The Lionheart in Summer

Richard Burton and Elizabeth Taylor in Cleopatra (1963)

Frederic Raphael reviews The Richard Burton Diaries:

Burton’s desertion of his first wife, Sybil, and their children during the shooting of Cleopatra, afforded the 1960s media (and some of the public) an opportunity for the humbuggery to which the Sexual Revolution would supposedly put an end. Burton and Taylor were, for a while, shunned by almost all those who had fawned on them severally. Guy and Marie-Hélène de Rothschild were among the few who helped them buck the tide. Darryl Zanuck, who habitually used the starlets on the 20th Century Fox lot as his lunchtime sexual buffet, threatened to sue them for ruining Cleopatra’s commercial prospects. In fact, the runaway passion which made the headlines is the only thing one remembers about the movie, except perhaps Joe Manckiewicz’s line about Cleopatra’s chief eunuch’s holding “an office not won without a certain sacrifice”. Professor Williams finds no place to mention that the production was already ruinously over budget before the scandal broke. Shortly before shooting, Nunnally Johnson was solicited to do a rewrite. Zanuck was desperate enough to ask Johnson to name his own price. He is reputed to have replied, “How about ten per cent of the losses?”.

... Franco Zeffirelli, who directed the Burtons in The Taming of the Shrew, was another maestro (“not entirely masculine, it seems”) with whom Burton was soon disillusioned. He quotes the designer Irene Sharaff’s “immortal, peace-loving and diplomatic words” to Zeffirelli, “I would like to say before we go any further that you Franco are a fucking liar . . . [and] nothing but a fucking fag”. Burton comments: “Pots and kettles turned over in the kitchen of their own accord recognising kinship when they saw it”.

The greatest pleasure to be found here derives from what might be called Burton’s in-spokenness: enclosed within the privacy of his diary, which he claims to have kept only for his own satisfaction, he declares his feelings, often in eloquent cadenzas (although he does say that something was done “for Elizabeth and I”). His most likeable quality is lack of cant. Denouncing the “unctuous, rubbishy shit written about pornography”, not least by Malcolm Muggeridge, he tells of a woman he knew who sustained her marriage with an unloved older husband by a preliminary dose of pornography before going to bed with him. “The moralists would have flayed her alive if she had left him for another man . . . . Muggeridge quotes Kingsmill as saying that the act of love is ludicrous and disgusting. Speak for yourself Kingsmill. I love its disgustingness and comicality.” Burton notes, without mockery, how his “beloved” Maureen Stapleton blamed a convent education for her failure to discover masturbation earlier. “Think of all the emotional entanglements I could have saved myself”, she told him, “instead of getting laid by guys I didn’t even like just because I was horny.”
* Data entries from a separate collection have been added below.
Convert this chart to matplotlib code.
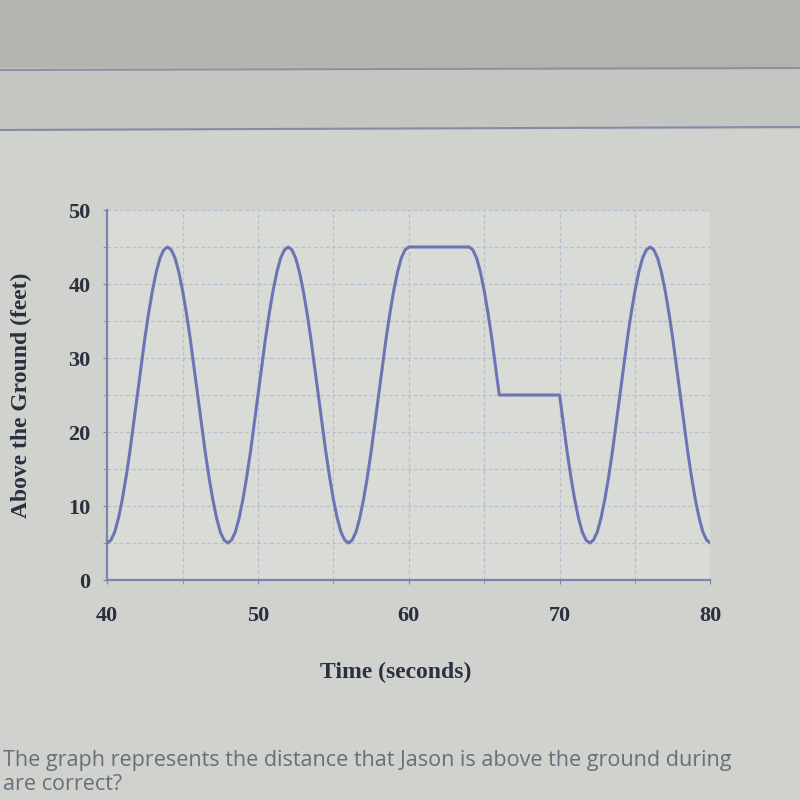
import numpy as np
import matplotlib
matplotlib.use('Agg')
import matplotlib.pyplot as plt
from matplotlib.lines import Line2D
from matplotlib.patches import Rectangle
from matplotlib.ticker import MultipleLocator

# height above the ground (feet), read every quarter second from the picture
rise = [5.4, 6.5, 8.4, 10.9, 13.9, 17.3, 21.1, 25, 28.9, 32.7, 36.1, 39.1, 41.6, 43.5, 44.6, 45]
fall = [44.6, 43.5, 41.6, 39.1, 36.1, 32.7, 28.9, 25, 21.1, 17.3, 13.9, 10.9, 8.4, 6.5, 5.4, 5]
top_stop = [45] * 16      # 60 s .. 64 s
mid_stop = [25] * 16      # 66 s .. 70 s

heights = ([5] + rise + fall + rise + fall + rise + top_stop
           + fall[:8] + mid_stop + fall[8:] + rise + fall)
times = np.arange(40, 80.25, 0.25)

x_ticks = [40, 50, 60, 70, 80]
y_ticks = [0, 10, 20, 30, 40, 50]

text_col = '#2c2f3e'
line_col = '#6c75b4'
axis_col = '#7d84aa'
grid_col = '#b9bdd0'

fig = plt.figure(figsize=(8, 8), dpi=100, facecolor='#d0d2cd')

# screen decorations of the photographed page
fig.add_artist(Rectangle((0, 1 - 68 / 800), 1, 68 / 800, transform=fig.transFigure,
                         color='#b3b4b0', zorder=0))
fig.add_artist(Rectangle((0, 1 - 128 / 800), 1, 60 / 800, transform=fig.transFigure,
                         color='#c4c6c1', zorder=0))
fig.add_artist(Line2D([0, 1], [1 - 70 / 800, 1 - 68 / 800], transform=fig.transFigure,
                      color='#8c90a2', lw=1.5))
fig.add_artist(Line2D([0, 1], [1 - 130 / 800, 1 - 127 / 800], transform=fig.transFigure,
                      color='#868ba8', lw=1.5))

ax = fig.add_axes([0.134, 0.275, 0.754, 0.4625])
ax.set_facecolor('#d9dbd7')

ax.plot(times, heights, color=line_col, lw=2.2, solid_joinstyle='round', zorder=3)

ax.set_xlim(40, 80)
ax.set_ylim(0, 50)
ax.set_xticks(x_ticks)
ax.set_yticks(y_ticks)
ax.xaxis.set_minor_locator(MultipleLocator(5))
ax.yaxis.set_minor_locator(MultipleLocator(5))
ax.grid(which='both', color=grid_col, lw=0.9, ls=(0, (3, 2)))
ax.set_axisbelow(True)

for side in ['top', 'right']:
    ax.spines[side].set_visible(False)
for side in ['left', 'bottom']:
    ax.spines[side].set_color(axis_col)
    ax.spines[side].set_linewidth(1.6)

font = dict(family='Liberation Serif', weight='bold', color=text_col)
ax.tick_params(which='both', length=3, color=axis_col)
ax.tick_params(axis='x', pad=16)
ax.tick_params(axis='y', pad=9)
for lab in ax.get_xticklabels() + ax.get_yticklabels():
    lab.set(fontsize=16, **font)

ax.set_xlabel('Time (seconds)', fontsize=17, **font)
ax.set_ylabel('Above the Ground (feet)', fontsize=17, **font)
ax.xaxis.set_label_coords(0.478, -0.22)
ax.yaxis.set_label_coords(-0.124, 0.5)

fig.text(0.004, 0.042, 'The graph represents the distance that Jason is above the ground during',
         fontsize=15.5, family='Open Sans', color='#6a6e7a')
fig.text(0.004, 0.012, 'are correct?', fontsize=15.5, family='Open Sans', color='#6a6e7a')

fig.savefig('out.png', dpi=100, facecolor=fig.get_facecolor())
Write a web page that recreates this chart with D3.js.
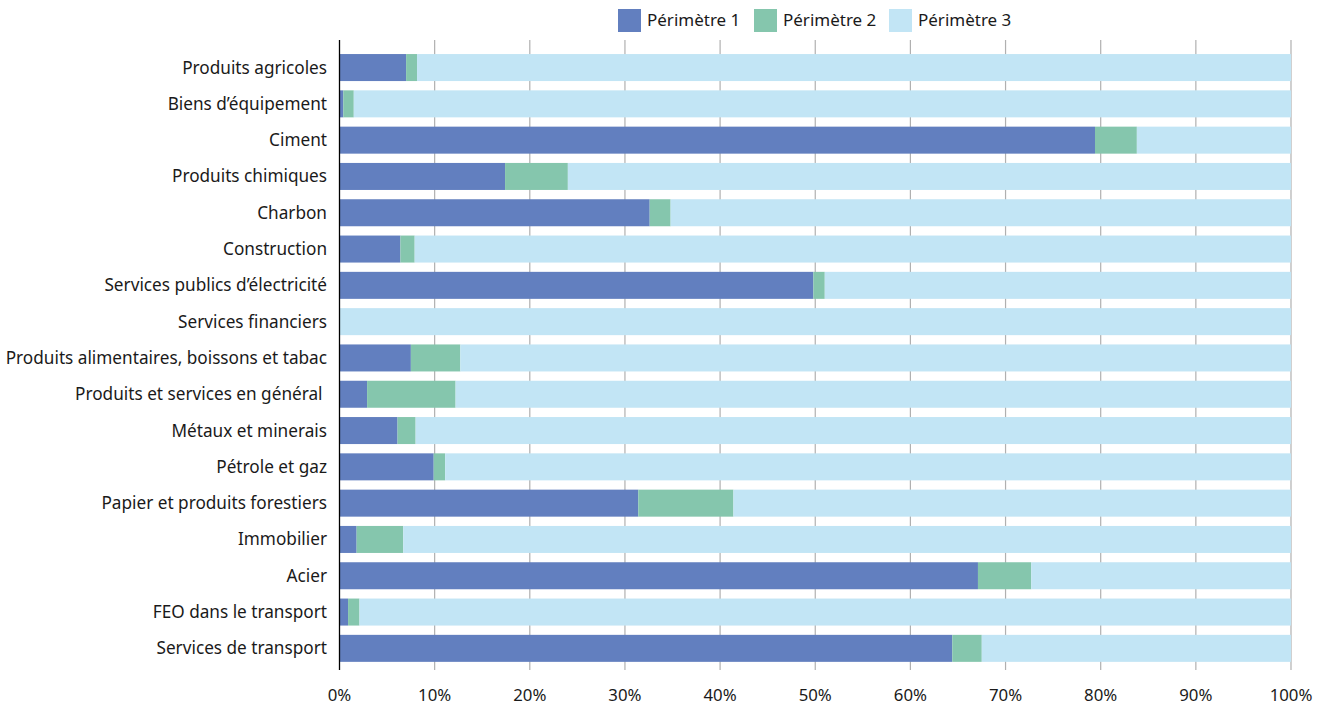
<!DOCTYPE html>
<html><head><meta charset="utf-8">
<script src="https://cdn.jsdelivr.net/npm/d3@7"></script>
<style>
html,body{margin:0;padding:0;background:#fff;}
text{font-family:"Noto Sans",sans-serif;fill:#1a1a1a;}
</style></head>
<body><svg id="c" width="1330" height="708"></svg>
<script>
const categories = ["Produits agricoles","Biens d’équipement","Ciment","Produits chimiques","Charbon","Construction","Services publics d’électricité","Services financiers","Produits alimentaires, boissons et tabac","Produits et services en général ","Métaux et minerais","Pétrole et gaz","Papier et produits forestiers","Immobilier","Acier","FEO dans le transport","Services de transport"];
const perimetre1 = [7.0,0.4,79.4,17.4,32.6,6.4,49.8,0,7.5,2.9,6.1,9.9,31.4,1.8,67.1,0.9,64.4];
const perimetre2 = [1.15,1.1,4.4,6.6,2.2,1.5,1.2,0,5.2,9.3,1.9,1.2,10.0,4.9,5.6,1.2,3.1];
const perimetre3 = perimetre1.map((v,i)=>100-v-perimetre2[i]);
const seriesNames = ["Périmètre 1","Périmètre 2","Périmètre 3"];
const colors = ["#627fbf","#85c6ad","#c2e5f5"];
const tickValues = [0,10,20,30,40,50,60,70,80,90,100];

const svg = d3.select("#c");
const x = d3.scaleLinear().domain([0,100]).range([339.5,1291]);
const y = d3.scaleBand().domain(categories).range([49.4,666.5]).paddingInner(0.256).paddingOuter(0.128);

svg.append("g").selectAll("line").data(tickValues.slice(1)).join("line")
  .attr("x1",d=>x(d)).attr("x2",d=>x(d)).attr("y1",40).attr("y2",670)
  .attr("stroke","#b0b0b0").attr("stroke-width",1.2);

const stackData = categories.map((c,i)=>({c, s0:perimetre1[i], s1:perimetre2[i], s2:perimetre3[i]}));
const stack = d3.stack().keys(["s0","s1","s2"])(stackData);

svg.append("g").selectAll("g").data(stack).join("g").attr("fill",(d,i)=>colors[i])
  .selectAll("rect").data(d=>d).join("rect")
  .attr("x",d=>x(d[0])).attr("width",d=>Math.max(0,x(d[1])-x(d[0])))
  .attr("y",d=>y(d.data.c)).attr("height",y.bandwidth());

svg.append("line").attr("x1",339.5).attr("x2",339.5).attr("y1",40).attr("y2",670)
  .attr("stroke","#000").attr("stroke-width",1.3);

svg.append("g").selectAll("text").data(categories).join("text")
  .attr("x",327).attr("y",d=>y(d)+y.bandwidth()/2).attr("dy","0.35em")
  .attr("text-anchor","end").style("white-space","pre").attr("font-size",17.2).text(d=>d);

svg.append("g").selectAll("text").data(tickValues).join("text")
  .attr("x",d=>x(d)).attr("y",695.5).attr("dy","0.35em").attr("text-anchor","middle")
  .attr("font-size",16.8).text(d=>d+"%");

const legX = [618,754,889];
const lg = svg.append("g").selectAll("g").data(seriesNames).join("g")
  .attr("transform",(d,i)=>`translate(${legX[i]},9)`);
lg.append("rect").attr("width",23).attr("height",23).attr("fill",(d,i)=>colors[i]);
lg.append("text").attr("x",29).attr("y",11.5).attr("dy","0.35em").attr("font-size",17).text(d=>d);
</script></body></html>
Taylor and Burton on the set of ‘The VIPs’ in 1963
Taylor and Burton on the set of ‘The VIPs’ in 1963

From a review by Thomas Hodgkinson:

...  in November 1968, he writes:
I have been inordinately lucky all my life, but the greatest luck of all has been Elizabeth. She has turned me into a moral man but not a prig, she is a wildly exciting lover-mistress, she is shy and witty, she is nobody’s fool, she is a brilliant actress, she is beautiful beyond the dreams of pornography…
At other times, the prose is less lyrical: grim, honest and affectionate. In June 1969, he describes his horror when she starts to bleed from her ‘bumsy’:
And I mean BLEED. Not your pale pink variety but thick clots of blood that had to be fingered into disappearing down the drain… I searched E’s bumsy very often to check up on its progress. It is an extraordinary thing to look up somebody’s ass-hole, and a beautiful ass it is, and to do it not with lust or sex in mind, but with love.
I’m guessing Taylor, who died last year, didn’t want this published in her lifetime.
... He loves Evelyn Waugh (‘the writer I’d like to write like most’), but hates Hemingway (‘a romantic shit’). After reading Malcolm Muggeridge quoting Hugh Kingsmill, who described the act of love as ludicrously disgusting, he responds:
Speak for yourself Kingsmill. I love its disgustingness and comicality. Put some jaundice in your eye and the act of walking is ludicrous and obscene, and swimming and, above all, eating. All those muscles, in most people, 50 per cent atrophied, sluggishly propelling people over land or through water or gulping oysters. Come off it.
... The common line on Burton has been that he was a man who failed to fulfil his promise, but I don’t buy it. I’m not sure I buy it about anyone. Burton smoked and drank a lot. When he wasn’t married to Taylor, he had affairs with some of the most beautiful women of his time. He swanned about from Rome to Paris, to Monte Carlo to New York. He gave enormous pleasure to many, many people, and left a handful of movies that might be called truly great. May we all leave our promise similarly unfulfilled.